There isn't really a pilot shortage. Merely a shortage of pilots willing to work for slave wages. There are US pilots flying all over the world because they don't get paid what they're worth in the US.
It sounds like regional airline pilots may have surprisingly low wages given how highly-skilled their jobs are. "Low wages" is a good term for this.
Reason? Pilots have to make flight hours in the plane they’re licensed for to keep their license.
So, you are, say, $100,000 in debt to get a license to fly a 737, and you need a few hours in it this month to keep that license. Renting said plane for a few hours is very expensive. That makes an $0 an hour ‘job’ flying for a few hours look mightily attractive.
There is a boon to unemployed, retired US military pilots. There are tons of them, even here in China.
Do copilot hours really count? I thought you had to be pilot in command?
On the other hand, I usually try to talk people out of becoming a professional pilot: one health hiccup and your medical certificate is in jeopardy.
Is there insurance coverage for this? Something akin to disability insurance for this specific scenario?
This is an excellent statement emphasizing the importance of concepts like deliberate practice and a varied curriculum/experiences. I think this idea applies to all learning.
In reality I think most developers have careers that look like:
* 2-3 years of explosive growth and exposure
* 5-10 years of slower growth and increased mastery
* then diverge to shorter periods of stair-stepping (new technologies / faster mastery), coast on what they already know well or move out of active development
> Practice makes permanent. Perfect practice makes perfect.
Of course "perfect practice" is an ideal, and you can't achieve it yourself without having someone or something assist to evaluate in most cases. But repeating the same mistakes for 1500 hours just makes you really good at making those mistakes.
They were hopelessly tired and distracted. The captain apparently ignored both the stick shaker and the stick pusher (when the aircraft is trying to get the pilots attention). Sometimes experience helps with self-evaluation but more often it does not, depends on the person. They should not have been flying that night (the first officer had not slept for 36 hours).

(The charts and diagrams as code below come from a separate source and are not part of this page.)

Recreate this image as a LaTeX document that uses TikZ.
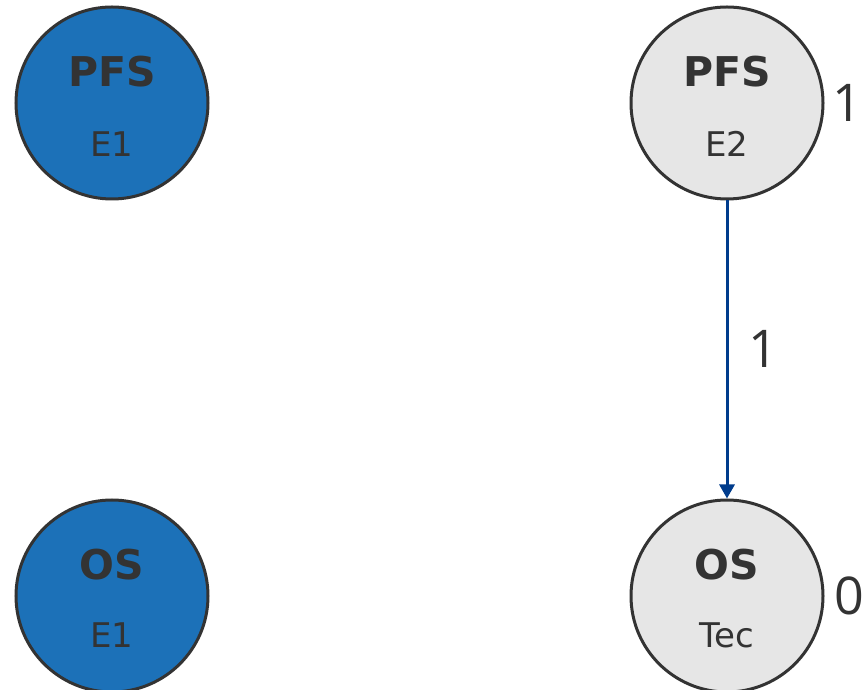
\documentclass[tikz,border=0pt]{standalone}
\usepackage{fontspec}
\setmainfont{DejaVu Sans}
\newfontfamily\numfont{Open Sans}
\usetikzlibrary{arrows.meta}
\definecolor{nodeblue}{HTML}{1C71B8}
\definecolor{nodegrey}{HTML}{E6E6E6}
\definecolor{ink}{HTML}{333333}
\definecolor{edgeblue}{HTML}{003C8C}
\tikzset{
  ent/.style={circle, draw=ink, line width=3pt, minimum size=192pt, inner sep=0pt},
  done/.style={ent, fill=nodeblue},
  todo/.style={ent, fill=nodegrey},
  title/.style={anchor=base, inner sep=0pt, text=ink, font=\fontsize{41}{41}\selectfont\bfseries},
  sub/.style={anchor=base, inner sep=0pt, text=ink, font=\fontsize{34}{34}\selectfont},
  num/.style={anchor=base west, inner sep=0pt, text=ink, font=\numfont\fontsize{52}{52}\selectfont},
  flow/.style={draw=edgeblue, line width=3pt, -{Triangle[width=15pt,length=14pt]}}
}
\begin{document}
\begin{tikzpicture}[x=1pt,y=1pt]
\useasboundingbox (0,0) rectangle (865,690);
% nodes
\node[done] (pfs1) at (112,587) {};
\node[todo] (pfs2) at (727,587) {};
\node[done] (os1) at (112,94) {};
\node[todo] (os2) at (727,94) {};
% texts
\node[title] (pfs1t) at (112,603) {PFS};
\node[sub] (pfs1s) at (112,533) {E1};
\node[title] (pfs2t) at (727,603) {PFS};
\node[sub] (pfs2s) at (727,533) {E2};
\node[title] (os1t) at (112,110) {OS};
\node[sub] (os1s) at (112,42) {E1};
\node[title] (os2t) at (727,110) {OS};
\node[sub] (os2s) at (727,42) {Tec};
% counts
\node[num] (c1) at (832,568) {1};
\node[num] (c2) at (834,75) {0};
% edge
\draw[flow] (pfs2) -- (os2);
\node[num] (e1) at (748,322) {1};
\end{tikzpicture}
\end{document}
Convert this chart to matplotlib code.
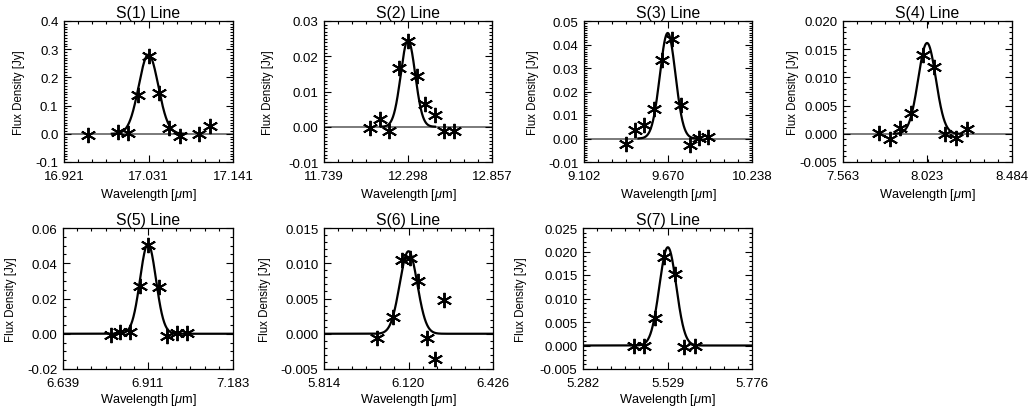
import numpy as np
import matplotlib
matplotlib.use("Agg")
import matplotlib.pyplot as plt
from matplotlib.ticker import FixedLocator, AutoMinorLocator, MultipleLocator, FormatStrFormatter

plt.rcParams['font.family'] = ['Liberation Sans', 'DejaVu Sans']
plt.rcParams['mathtext.fontset'] = 'custom'
plt.rcParams['mathtext.it'] = 'Liberation Sans:italic'
plt.rcParams['mathtext.rm'] = 'Liberation Sans'

# ---- data ----
titles = ["S(1) Line", "S(2) Line", "S(3) Line", "S(4) Line",
          "S(5) Line", "S(6) Line", "S(7) Line"]

x_s1 = [16.952, 16.991, 17.004, 17.017, 17.032, 17.045, 17.058, 17.072, 17.097, 17.111]
y_s1 = [-0.004, 0.005, 0.002, 0.138, 0.275, 0.146, 0.019, -0.007, -0.001, 0.026]

x_s2 = [12.047, 12.109, 12.174, 12.236, 12.298, 12.360, 12.413, 12.478, 12.540, 12.602]
y_s2 = [-0.0003, 0.0021, -0.0012, 0.0168, 0.0243, 0.0145, 0.0065, 0.0033, -0.0013, -0.0011]

x_s3 = [9.386, 9.449, 9.508, 9.573, 9.629, 9.697, 9.758, 9.816, 9.877, 9.938]
y_s3 = [-0.0022, 0.0035, 0.0059, 0.0127, 0.0335, 0.0422, 0.0141, -0.0029, 0.0004, 0.0006]

x_s4 = [7.757, 7.817, 7.875, 7.935, 7.997, 8.061, 8.121, 8.179, 8.239]
y_s4 = [0.0001, -0.0009, 0.0010, 0.0037, 0.0140, 0.0119, -0.0001, -0.0008, 0.0008]

x_s5 = [6.792, 6.820, 6.852, 6.884, 6.912, 6.946, 6.973, 7.004, 7.036]
y_s5 = [-0.0006, 0.0009, 0.0009, 0.0272, 0.0505, 0.0265, -0.0010, 0.0004, 0.0006]

x_s6 = [6.005, 6.063, 6.096, 6.126, 6.156, 6.186, 6.216, 6.248]
y_s6 = [-0.0006, 0.0024, 0.0105, 0.0108, 0.0075, -0.0006, -0.0036, 0.0048]

x_s7 = [5.430, 5.459, 5.491, 5.518, 5.550, 5.578, 5.610]
y_s7 = [-0.0002, 0.0000, 0.0058, 0.0188, 0.0152, -0.0003, 0.0000]

# Gaussian fit parameters
fit_center = [17.031, 12.298, 9.668, 8.021, 6.911, 6.120, 5.530]
fit_amp    = [0.281, 0.0246, 0.0449, 0.0161, 0.0510, 0.0117, 0.0209]
fit_fwhm   = [0.030, 0.113, 0.124, 0.113, 0.060, 0.075, 0.058]

# x tick values (left, centre, right) as labelled
x_ticks = [[16.921, 17.031, 17.141], [11.739, 12.298, 12.857], [9.102, 9.670, 10.238],
           [7.563, 8.023, 8.484], [6.639, 6.911, 7.183], [5.814, 6.120, 6.426],
           [5.282, 5.529, 5.776]]
y_limits = [(-0.1, 0.4), (-0.01, 0.03), (-0.01, 0.05), (-0.005, 0.020),
            (-0.02, 0.06), (-0.005, 0.015), (-0.005, 0.025)]
y_major = [0.1, 0.01, 0.01, 0.005, 0.02, 0.005, 0.005]
y_minor_n = [10, 10, 10, 5, 4, 5, 5]
y_fmt = ['%.1f', '%.2f', '%.2f', '%.3f', '%.2f', '%.3f', '%.3f']

xs = [x_s1, x_s2, x_s3, x_s4, x_s5, x_s6, x_s7]
ys = [y_s1, y_s2, y_s3, y_s4, y_s5, y_s6, y_s7]

# axes boxes in pixels: left, right, top, bottom
boxes = [(64, 233, 22, 163), (324, 492, 22, 163), (584, 752, 22, 163), (843, 1012, 22, 163),
         (63, 233, 229, 370), (324, 493, 229, 370), (583, 752, 229, 370)]
ylabel_x = [19, 268, 533, 793, 11, 265, 521]      # label centre (px)
xlabel_y = [195, 195, 195, 195, 400, 400, 400]    # label centre (px)

W, H = 1028, 410
fig = plt.figure(figsize=(W / 100, H / 100), dpi=100)

for i in range(7):
    l, r, t, b = boxes[i]
    ax = fig.add_axes([l / W, (H - b) / H, (r - l) / W, (b - t) / H])
    x0, xc, x1 = x_ticks[i]
    ax.set_xlim(x0, x1)
    ax.set_ylim(*y_limits[i])

    xx = np.linspace(x0, x1, 800)
    sig = fit_fwhm[i] / 2.3548
    g = fit_amp[i] * np.exp(-0.5 * ((xx - fit_center[i]) / sig) ** 2)
    if i < 4:
        ax.axhline(0, color='#7a7a7a', lw=1.4, zorder=1)
        m = np.abs(xx - fit_center[i]) < 1.6 * fit_fwhm[i]
        ax.plot(xx[m], g[m], color='black', lw=1.6, zorder=2)
    else:
        ax.plot(xx, g, color='black', lw=1.6, zorder=2)

    ax.plot(xs[i], ys[i], linestyle='none', marker=(6, 2, 0), markersize=11,
            markeredgewidth=1.4, color='black', zorder=3)

    ax.xaxis.set_major_locator(FixedLocator([x0, xc, x1]))
    ax.xaxis.set_minor_locator(FixedLocator(np.linspace(x0, x1, 13)))
    ax.xaxis.set_major_formatter(FormatStrFormatter('%.3f'))
    ax.yaxis.set_major_locator(MultipleLocator(y_major[i]))
    ax.yaxis.set_minor_locator(AutoMinorLocator(y_minor_n[i]))
    ax.yaxis.set_major_formatter(FormatStrFormatter(y_fmt[i]))

    ax.tick_params(which='both', direction='in', top=True, right=True, width=0.8)
    ax.tick_params(which='major', length=5, labelsize=9.5)
    ax.tick_params(which='minor', length=2.5)
    ax.tick_params(axis='x', which='major', pad=6)
    ax.tick_params(axis='y', which='major', pad=4)
    for s in ax.spines.values():
        s.set_linewidth(0.9)

    ax.set_title(titles[i], fontsize=11.3, pad=3)
    ax.set_xlabel(r'Wavelength [$\mu$m]', fontsize=9.2)
    ax.xaxis.label.set_va('center')
    ax.xaxis.set_label_coords(0.5, (b - xlabel_y[i]) / (b - t))
    ax.set_ylabel('Flux Density [Jy]', fontsize=8.3)
    ax.yaxis.label.set_va('center')
    ax.yaxis.set_label_coords((ylabel_x[i] - l) / (r - l), 0.5)

fig.savefig('out.png', dpi=100, facecolor='white')
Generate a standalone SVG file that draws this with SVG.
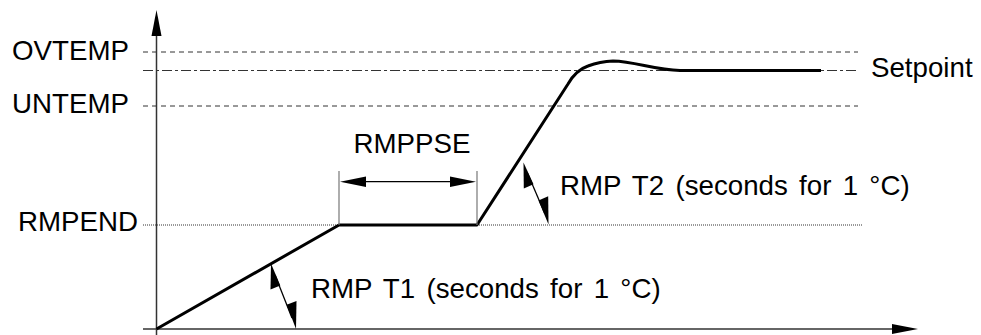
<svg xmlns="http://www.w3.org/2000/svg" width="981" height="335" viewBox="0 0 981 335">
<defs>
<style>
text{font-family:"Liberation Sans",Arial,sans-serif;font-size:27.7px;fill:#000}
.wide{word-spacing:3.6px}
.axis{stroke:#333;stroke-width:1.5;fill:none}
.dash{stroke:#333;stroke-width:1;stroke-dasharray:5,4;fill:none}
.dashdot{stroke:#333;stroke-width:1.2;stroke-dasharray:10,3,3,3;fill:none}
.dot{stroke:#333;stroke-width:1;stroke-dasharray:1,1;fill:none}
.curve{stroke:#000;stroke-width:3;fill:none;stroke-linejoin:round}
.ext{stroke:#777;stroke-width:1.2;fill:none}
.dim{stroke:#000;stroke-width:1.3;fill:none}
.head{fill:#000}
</style>
</defs>
<g id="guides">
<line class="dash" x1="143" y1="52" x2="858" y2="52"/>
<line class="dashdot" x1="143" y1="70.5" x2="858" y2="70.5"/>
<line class="dash" x1="143" y1="106" x2="858" y2="106"/>
<line class="dot" x1="143" y1="225" x2="862" y2="225"/>
</g>
<g id="axes">
<line class="axis" x1="156.5" y1="335" x2="156.5" y2="30"/>
<polygon class="head" points="156.5,10 151.5,36 161.5,36"/>
<line class="axis" x1="143" y1="329" x2="895" y2="329"/>
<polygon class="head" points="918,329 892,324 892,334"/>
</g>
<g id="labels">
<text x="129" y="60" text-anchor="end">OVTEMP</text>
<text x="129" y="113" text-anchor="end">UNTEMP</text>
<text x="138" y="231" text-anchor="end">RMPEND</text>
<text x="871" y="77">Setpoint</text>
</g>
<g id="profile">
<path class="curve" d="M156.5,329 L339,225 L477,225 L568,84 Q576,70 588,66 Q600,61.5 613,61 C635,61.5 655,70 680,70.5 L821,70.5"/>
</g>
<g id="rmppse">
<line class="ext" x1="339" y1="171" x2="339" y2="225"/>
<line class="ext" x1="477" y1="171" x2="477" y2="225"/>
<line class="dim" x1="360" y1="181.7" x2="456" y2="181.7"/>
<polygon class="head" points="340,181.7 366,176.5 366,187"/>
<polygon class="head" points="476,181.7 450,176.5 450,187"/>
<text x="412" y="153" text-anchor="middle">RMPPSE</text>
</g>
<g id="rmpt1">
<line class="dim" x1="275" y1="275" x2="292" y2="318"/>
<polygon class="head" points="271,263.5 270.5,289.5 280.3,285.6"/>
<polygon class="head" points="296,329 286.7,304.8 296.5,300.9"/>
<text class="wide" x="311" y="298">RMP T1 (seconds for 1 °C)</text>
</g>
<g id="rmpt2">
<line class="dim" x1="527" y1="172" x2="545" y2="214"/>
<polygon class="head" points="523.5,162.5 523.8,188.5 533.5,184.3"/>
<polygon class="head" points="548.5,224.5 538.5,200.5 548.2,196.3"/>
<text class="wide" x="560" y="195">RMP T2 (seconds for 1 °C)</text>
</g>
</svg>
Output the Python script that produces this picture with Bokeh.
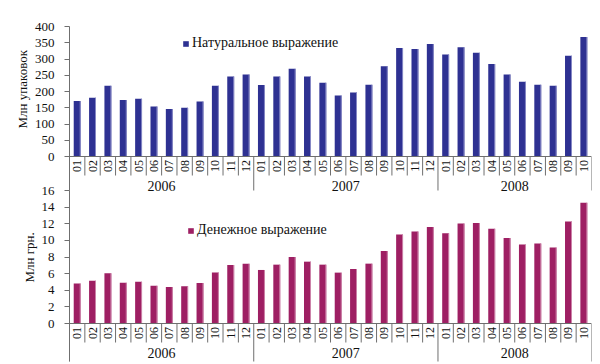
import math
from bokeh.plotting import figure
from bokeh.layouts import column
from bokeh.models import Range1d, FixedTicker, Legend, LegendItem, ColumnDataSource, Title
from bokeh.core.properties import value
from bokeh.embed import file_html
from bokeh.resources import INLINE

# ---------------- data ----------------
years = ["2006", "2007", "2008"]
months_in_year = [12, 12, 10]
month_labels = ["01", "02", "03", "04", "05", "06", "07", "08", "09", "10", "11", "12",
                "01", "02", "03", "04", "05", "06", "07", "08", "09", "10", "11", "12",
                "01", "02", "03", "04", "05", "06", "07", "08", "09", "10"]

# Натуральное выражение, млн упаковок
units = [171, 181, 218, 174, 178, 154, 146, 150, 169, 218, 246, 252,
         220, 246, 270, 246, 227, 188, 197, 221, 278, 334, 331, 346,
         314, 336, 319, 285, 252, 230, 221, 218, 310, 368]

# Денежное выражение, млн грн.
money = [4.8, 5.15, 6.05, 4.9, 5.03, 4.55, 4.4, 4.47, 4.87, 6.15, 7.04, 7.2,
         6.44, 7.08, 8.0, 7.44, 7.08, 6.12, 6.56, 7.2, 8.73, 10.7, 11.06, 11.6,
         10.86, 12.03, 12.1, 11.39, 10.3, 9.49, 9.61, 9.13, 12.27, 14.52]

units_ticks = [0, 50, 100, 150, 200, 250, 300, 350, 400]
money_ticks = [0, 2, 4, 6, 8, 10, 12, 14, 16]

units_name = "Натуральное выражение"
money_name = "Денежное выражение"
units_axis = "Млн упаковок"
money_axis = "Млн грн."

# ---------------- style ----------------
SERIF = "Liberation Serif"
BLUE = "#2E3192"
MAGENTA = "#9E1F63"
LINE = "#6f6f6f"
W = 600


def panel(vals, ticks, color, fill_hi, name, ylabel, fig_h, top_b, px_above, px_below,
          box_px, sep_px, leg_xy, label_align, label_offset):
    n = len(vals)
    ymax = ticks[-1]
    per_px = ymax / px_above
    ymin = -px_below * per_px
    p = figure(width=W, height=fig_h, x_range=Range1d(0, n), y_range=Range1d(ymin, ymax),
               output_backend="svg", toolbar_location=None, x_axis_type=None,
               min_border_left=69, min_border_right=9, min_border_top=top_b,
               min_border_bottom=0)
    p.outline_line_color = None
    p.background_fill_color = None
    p.border_fill_color = None
    p.grid.visible = False
    ax = p.yaxis[0]
    ax.ticker = FixedTicker(ticks=ticks)
    ax.bounds = (-sep_px * per_px, ymax)
    ax.major_tick_in = 0
    ax.major_tick_out = 5
    ax.minor_tick_line_color = None
    ax.axis_line_color = LINE
    ax.major_tick_line_color = LINE
    ax.major_label_text_font = SERIF
    ax.major_label_text_font_size = "13px"
    ax.major_label_text_color = "#111111"
    ax.major_label_standoff = 10

    xs = [i + 0.5 for i in range(n)]
    src = ColumnDataSource(dict(x=xs, top=vals))
    r = p.vbar(x="x", top="top", bottom=0, width=0.45, source=src,
               fill_color=color, line_color=None)
    # light right edge of each bar
    p.vbar(x=[x + 0.225 - 0.03 for x in xs], top=vals, bottom=0, width=0.06,
           fill_color=fill_hi, line_color=None)

    # category table under the axis
    p.segment(x0=[0], y0=[0], x1=[n], y1=[0], line_color=LINE, line_width=1)
    bounds = [0]
    for m in months_in_year:
        bounds.append(bounds[-1] + m)
    inner = [i for i in range(1, n) if i not in bounds]
    p.segment(x0=inner, y0=[0] * len(inner), x1=inner,
              y1=[-box_px * per_px] * len(inner), line_color=LINE, line_width=1)
    p.segment(x0=bounds, y0=[0] * len(bounds), x1=bounds,
              y1=[-sep_px * per_px] * len(bounds), line_color=LINE, line_width=1)
    p.text(x=xs, y=[-box_px / 2 * per_px] * n, text=month_labels, angle=math.pi / 2,
           text_align="center", text_baseline="middle", text_font=value(SERIF),
           text_font_size="12px", text_color="#111111")
    centers = [(bounds[i] + bounds[i + 1]) / 2 for i in range(len(years))]
    ymid = -(box_px + 10) * per_px
    p.text(x=centers, y=[ymid] * len(years), text=years, text_align="center",
           text_baseline="middle", text_font=value(SERIF), text_font_size="14px",
           text_color="#111111")

    leg = Legend(items=[LegendItem(label=name, renderers=[r])], location=leg_xy,
                 border_line_color=None, background_fill_alpha=0, glyph_width=7,
                 glyph_height=7, label_text_font=SERIF, label_text_font_size="14px",
                 label_text_color="#111111", padding=0, margin=0, spacing=0,
                 label_standoff=3, label_height=14)
    p.add_layout(leg)

    t = Title(text=ylabel, align=label_align, offset=label_offset, text_font=SERIF,
              text_font_size="13px", text_font_style="normal", text_color="#111111",
              standoff=4)
    p.add_layout(t, "left")
    return p


top = panel(units, units_ticks, BLUE, "#8d8fc9", units_name, units_axis,
            fig_h=196, top_b=26, px_above=130, px_below=40, box_px=19, sep_px=34,
            leg_xy=(113, 145), label_align="left", label_offset=68)
bot = panel(money, money_ticks, MAGENTA, "#d08aae", money_name, money_axis,
            fig_h=182, top_b=8, px_above=133, px_below=41, box_px=19, sep_px=38,
            leg_xy=(118, 126), label_align="left", label_offset=82)
bot.styles = {"margin-top": "-14px"}

layout = column(top, bot, spacing=0)
open("out.html", "w").write(file_html(layout, INLINE))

Is there a term for this: reactive legislation that wouldn't have covered the incident it was in response to?
The term "magical thinking" is a broad label that could apply.
You misspelled "elevator operator"
I used to work at an airport that had a skydive operation, we jokingly called them elevator pilots (because they just go up and down all day). They used to only pump a the required amount of fuel to get the aircraft to altitude and idle back because carrying more fuel up and down is a waste of fuel. Occasionally they would run out of fuel and glide in. One time they ran out of fuel really short and landed in the pond.
Also, is the influx of commercial pilots into the western markets from other countries analogous to the software development "We can't find enough good developers / You don't want to pay what they demand" trends we see in tech?
If by "western markets" you mean the US, it is probably the other way around. There is a shortage of pilots in the US because their citizens are flying in other parts of the world where they get paid much more than they would in the US. And unlike in tech, when a pilot changes employers he starts again at the bottom of the seniority list which means lower pay, the worst routes, last pick of vacation days, etc.
Also, as others have noted, both pilots of 3407 we well above 1500 hours
“Foreign Airline Safety versus U.S. Major Airlines” (2009, updated 2011.)
The problem is pulling up in case of a stall is the natural, intuitive thing to do. In a high stress situation, one is liable to revert to it. This behavior is the cause of many, many crashes.
In fact the CFI who taught my introductory flight demonstrated a stall and recovery.